Halloween decorations have already started going up in my neighborhood, and I’m disappointed and saddened to tell you that they are awesome. I mean, really great. There are themes, homemade designs, holograms, lights and music. Tents are put up for temporary haunted driveways; scarecrows are on display; and bats with flickering eyes are in every tree.

It’s nauseating.

Am I the only responsible parent on the block? Think about the children! Sure, you may think that dressing up like My Little Pony is harmless, but what if the tiny superhero at your door was once thrown from a rogue horse on a carousel? The horror! Sure, everyone likes Iron Man, you think to yourself as you pull on your adult-sized costume, but did you even consider that iron-deficient kids won’t find your outfit so harmless? Here you are, walking around, bragging about all your iron, when poor little Janey has to eat spinach every night to get her doctor-prescribed dosage. And don’t even get me started on Popeye costumes. Unconscionable!
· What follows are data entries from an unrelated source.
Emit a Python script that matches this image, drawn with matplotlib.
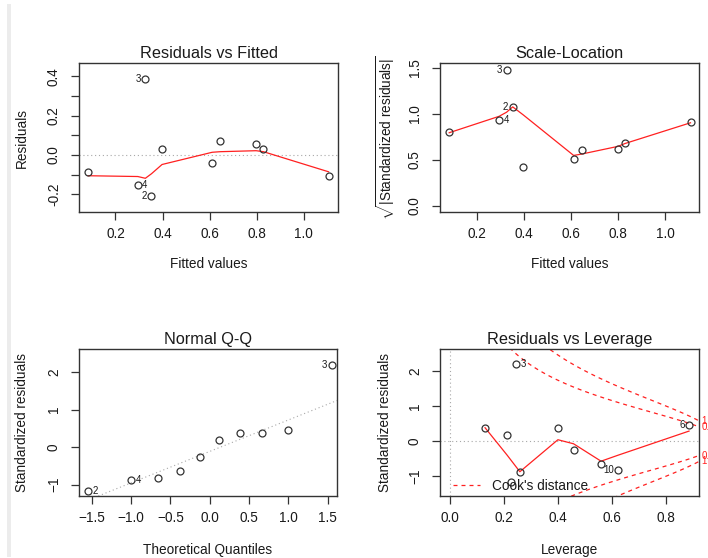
import numpy as np
import matplotlib
matplotlib.use("Agg")
import matplotlib.pyplot as plt
from matplotlib.lines import Line2D
from matplotlib.patches import Rectangle

plt.rcParams['font.family'] = ['Liberation Sans', 'DejaVu Sans']
plt.rcParams['mathtext.fontset'] = 'custom'
plt.rcParams['mathtext.rm'] = 'Liberation Sans'
plt.rcParams['mathtext.it'] = 'Liberation Sans:italic'
plt.rcParams['mathtext.bf'] = 'Liberation Sans:bold'

# ---------------- data ----------------
obs_ids = [1, 2, 3, 4, 5, 6, 7, 8, 9, 10]
fitted = [0.084, 0.353, 0.327, 0.295, 0.398, 0.829, 0.611, 0.645, 0.798, 1.106]
residuals = [-0.088, -0.210, 0.384, -0.154, 0.030, 0.030, -0.042, 0.069, 0.057, -0.105]
std_resid = [-0.643, -1.16, 2.20, -0.875, 0.180, 0.466, -0.262, 0.375, 0.378, -0.825]
leverage = [0.560, 0.225, 0.244, 0.259, 0.212, 0.886, 0.458, 0.130, 0.400, 0.623]
theo_quantiles = [-1.55, -1.00, -0.66, -0.38, -0.12, 0.12, 0.38, 0.66, 1.00, 1.55]

smooth_fit_x = [0.084, 0.295, 0.327, 0.353, 0.398, 0.611, 0.645, 0.798, 0.829, 1.106]
smooth_resid_y = [-0.105, -0.109, -0.118, -0.095, -0.048, 0.014, 0.017, 0.022, 0.017, -0.085]
smooth_scale_y = [0.797, 0.975, 1.02, 1.078, 0.99, 0.55, 0.565, 0.648, 0.68, 0.905]
smooth_lev_x = [0.130, 0.212, 0.225, 0.244, 0.259, 0.400, 0.458, 0.560, 0.623, 0.886]
smooth_lev_y = [0.381, -0.40, -0.53, -0.72, -0.87, 0.04, -0.075, -0.57, -0.40, 0.286]

qq_slope = 0.837
qq_intercept = -0.112
cook_levels = [0.5, 1]
n_params = 4

ids_rvf = [3, 4, 2]
ids_scale = [3, 2, 4]
ids_qq = [3, 4, 2]
ids_lev = [3, 6, 10]

titles = ["Residuals vs Fitted", "Scale-Location", "Normal Q-Q", "Residuals vs Leverage"]
# ----------------------------------------------------------------

W, H = 708, 558
fig = plt.figure(figsize=(W / 100, H / 100), dpi=100)
fig.patch.set_facecolor('white')
fig.add_artist(Rectangle((7 / W, 1 - 557 / H), 4 / W, 553 / H, transform=fig.transFigure,
                         color='#ececec', zorder=0, lw=0))


def make_ax(x0, y0, x1, y1):
    return fig.add_axes([x0 / W, 1 - y1 / H, (x1 - x0) / W, (y1 - y0) / H])


ax1 = make_ax(79, 63, 338, 212)
ax2 = make_ax(440, 63, 699, 212)
ax3 = make_ax(79, 349, 337, 496)
ax4 = make_ax(440, 349, 699, 496)

TXT = '#1a1a1a'
RED = '#ff2020'
GRAY = '#a8a8a8'


def style(ax, title):
    for s in ax.spines.values():
        s.set_color('#333333')
        s.set_linewidth(1.0)
    ax.tick_params(direction='out', length=5.5, width=0.9, color='#333333',
                   labelsize=9.8, labelcolor=TXT)
    ax.tick_params(axis='x', pad=5)
    ax.tick_params(axis='y', pad=7.5, labelrotation=90)
    for lab in ax.get_yticklabels():
        lab.set_va('center')
    ax.set_title(title, fontsize=11.7, color=TXT, pad=3.5)


def pts(ax, x, y):
    ax.plot(x, y, linestyle='none', marker='o', ms=5, mfc='none', mec='#333333', mew=0.9)


def label_points(ax, x, y, ids):
    xs = [x[obs_ids.index(i)] for i in ids]
    mid = (min(xs) + max(xs)) / 2
    for i in ids:
        k = obs_ids.index(i)
        right = x[k] <= mid
        ax.annotate(str(i), (x[k], y[k]), xytext=(3.2 if right else -3.2, 0),
                    textcoords='offset points', ha='left' if right else 'right',
                    va='center', fontsize=7, color=TXT, annotation_clip=False)


def set_labels(ax, xl, yl, xy_frac, yx_frac):
    ax.set_xlabel(xl, fontsize=9.8, color=TXT, va='center')
    ax.set_ylabel(yl, fontsize=9.8, color=TXT, va='center')
    ax.xaxis.set_label_coords(0.5, xy_frac)
    ax.yaxis.set_label_coords(yx_frac, 0.5)


dotted = (0, (1, 2.5))

# ---- Residuals vs Fitted
ax1.axhline(0, color=GRAY, ls=dotted, lw=0.8)
ax1.plot(smooth_fit_x, smooth_resid_y, color=RED, lw=0.9)
pts(ax1, fitted, residuals)
label_points(ax1, fitted, residuals, ids_rvf)
ax1.set_xlim(0.045, 1.146)
ax1.set_ylim(-0.289, 0.467)
ax1.set_xticks([0.2, 0.4, 0.6, 0.8, 1.0])
ax1.set_yticks([-0.2, -0.1, 0.0, 0.1, 0.2, 0.3, 0.4])
ax1.set_yticklabels(['-0.2', '', '0.0', '', '0.2', '', '0.4'])
style(ax1, titles[0])
set_labels(ax1, "Fitted values", "Residuals", -0.35, -0.222)

# ---- Scale-Location
scale_y = list(np.sqrt(np.abs(std_resid)))
ax2.plot(smooth_fit_x, smooth_scale_y, color=RED, lw=0.9)
pts(ax2, fitted, scale_y)
label_points(ax2, fitted, scale_y, ids_scale)
ax2.set_xlim(0.045, 1.142)
ax2.set_ylim(-0.065, 1.555)
ax2.set_xticks([0.2, 0.4, 0.6, 0.8, 1.0])
ax2.set_yticks([0.0, 0.5, 1.0, 1.5])
style(ax2, titles[1])
set_labels(ax2, "Fitted values", r"$\sqrt{|\mathrm{Standardized\ residuals}|}$", -0.35, -0.212)

# ---- Normal Q-Q
order = np.argsort(std_resid)
sorted_sr = [std_resid[k] for k in order]
ax3.axline((0, qq_intercept), slope=qq_slope, color=GRAY, ls=dotted, lw=0.8)
pts(ax3, theo_quantiles, sorted_sr)
qq_x = [0.0] * len(obs_ids)
for rank, k in enumerate(order):
    qq_x[k] = theo_quantiles[rank]
label_points(ax3, qq_x, std_resid, ids_qq)
ax3.set_xlim(-1.665, 1.62)
ax3.set_ylim(-1.30, 2.616)
ax3.set_xticks([-1.5, -1.0, -0.5, 0.0, 0.5, 1.0, 1.5])
ax3.set_yticks([-1, 0, 1, 2])
style(ax3, titles[2])
set_labels(ax3, "Theoretical Quantiles", "Standardized residuals", -0.365, -0.222)

# ---- Residuals vs Leverage
xlim4 = (-0.037, 0.923)
ax4.axhline(0, color=GRAY, ls=dotted, lw=0.8)
ax4.axvline(0, color=GRAY, ls=dotted, lw=0.8)
ax4.plot(smooth_lev_x, smooth_lev_y, color=RED, lw=0.9)
hh = np.linspace(min(leverage) / 100, xlim4[1], 101)
for lev in cook_levels:
    cl = np.sqrt(lev * n_params * (1 - hh) / hh)
    ax4.plot(hh, cl, color=RED, ls=(0, (3.2, 3.2)), lw=0.9)
    ax4.plot(hh, -cl, color=RED, ls=(0, (3.2, 3.2)), lw=0.9)
    yv = np.sqrt(lev * n_params * (1 - xlim4[1]) / xlim4[1])
    for sgn in (1, -1):
        ax4.annotate(str(lev), (1.0, sgn * yv), xycoords=('axes fraction', 'data'),
                     xytext=(2, 0), textcoords='offset points', ha='left', va='center',
                     fontsize=7, color=RED, annotation_clip=False)
pts(ax4, leverage, std_resid)
label_points(ax4, leverage, std_resid, ids_lev)
ax4.set_xlim(*xlim4)
ax4.set_ylim(-1.56, 2.62)
ax4.set_xticks([0.0, 0.2, 0.4, 0.6, 0.8])
ax4.set_yticks([-1, 0, 1, 2])
style(ax4, titles[3])
set_labels(ax4, "Leverage", "Standardized residuals", -0.37, -0.212)
ax4.legend(handles=[Line2D([], [], color=RED, ls=(0, (3.2, 3.2)), lw=0.9)],
           labels=["Cook's distance"], loc='lower left', bbox_to_anchor=(0.05, 0.02),
           frameon=False, handlelength=2.0, handletextpad=0.9, borderpad=0,
           borderaxespad=0, fontsize=9.8, labelcolor=TXT)

fig.savefig('out.png', dpi=100, facecolor='white')
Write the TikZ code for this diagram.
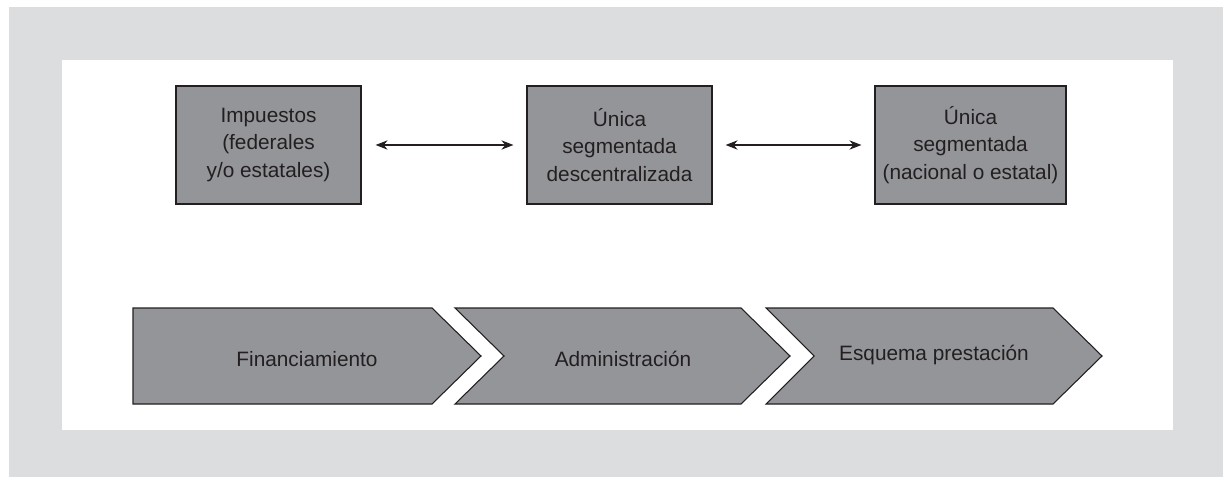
\documentclass[tikz,border=0pt]{standalone}
\usepackage{fontspec}
\setmainfont{Liberation Sans}
\usetikzlibrary{arrows.meta}
\definecolor{bggray}{HTML}{DCDDDF}
\definecolor{boxgray}{HTML}{939598}
\definecolor{ink}{HTML}{231F20}
\tikzset{
  box/.style={draw=ink, line width=0.9pt, fill=boxgray, text=ink, align=center,
    minimum height=88.5pt, inner sep=0pt, font=\fontsize{15.6}{20.6}\selectfont},
  chev/.style={draw=ink, line width=0.8pt, fill=boxgray},
  lbl/.style={text=ink, font=\fontsize{15.6}{19}\selectfont, inner sep=0pt},
  link/.style={draw=ink, line width=0.8pt, {Stealth[length=9pt,width=7pt]}-{Stealth[length=9pt,width=7pt]}}
}
\begin{document}
\begin{tikzpicture}[x=0.75pt,y=-0.75pt]
\useasboundingbox (0,0) rectangle (1223,477);
\fill[white] (0,0) rectangle (1223,477);
\fill[bggray] (9,7) rectangle (1223,477);
\fill[white] (62,60) rectangle (1173,430);
% top boxes
\node[box, minimum width=138.75pt] (b1) at (268.5,145) {Impuestos\\(federales\\y/o estatales)};
\node[box, minimum width=138.75pt] (b2) at (619.5,145) {Única\\segmentada\\descentralizada};
\node[box, minimum width=143.25pt] (b3) at (970.5,145) {Única\\segmentada\\(nacional o estatal)};
\draw[link] ([xshift=-9.75pt]b2.west) -- ([xshift=10.5pt]b1.east);
\draw[link] ([xshift=-9.75pt]b3.west) -- ([xshift=9.75pt]b2.east);
% chevrons
\draw[chev] (133,308) -- (432,308) -- (481,356) -- (432,404) -- (133,404) -- cycle;
\draw[chev] (455,308) -- (741,308) -- (790,356) -- (741,404) -- (455,404) -- (504,356) -- cycle;
\draw[chev] (766,308) -- (1053,308) -- (1102,356) -- (1053,404) -- (766,404) -- (814,356) -- cycle;
\node[lbl] (c1) at (307,359) {Financiamiento};
\node[lbl] (c2) at (623,359) {Administración};
\node[lbl] (c3) at (934,355) {Esquema prestación};
\end{tikzpicture}
\end{document}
This year, I’m doing right by the kids in the neighborhood — by not doing anything. Of course, I bought a pumpkin. How else am I supposed to make delicious pumpkin seeds? But I refuse to carve it! I will answer the door and hand out candy, but I not only will not wear a costume but also won’t even smile, for fear of bringing on dentist trauma. I had decided to play it safe and refrain from talking to the trick-or-treaters altogether but reconsidered when I realized I might elicit mime trauma.

This year, parents, can we remember what it was like when we were kids and do what is right for the children by not doing anything at all?

And no, my beliefs were not brought on — nor are my actions being suggested — because I’m too lazy to decorate and tired of being the shamed house in the neighborhood. OK, maybe they were.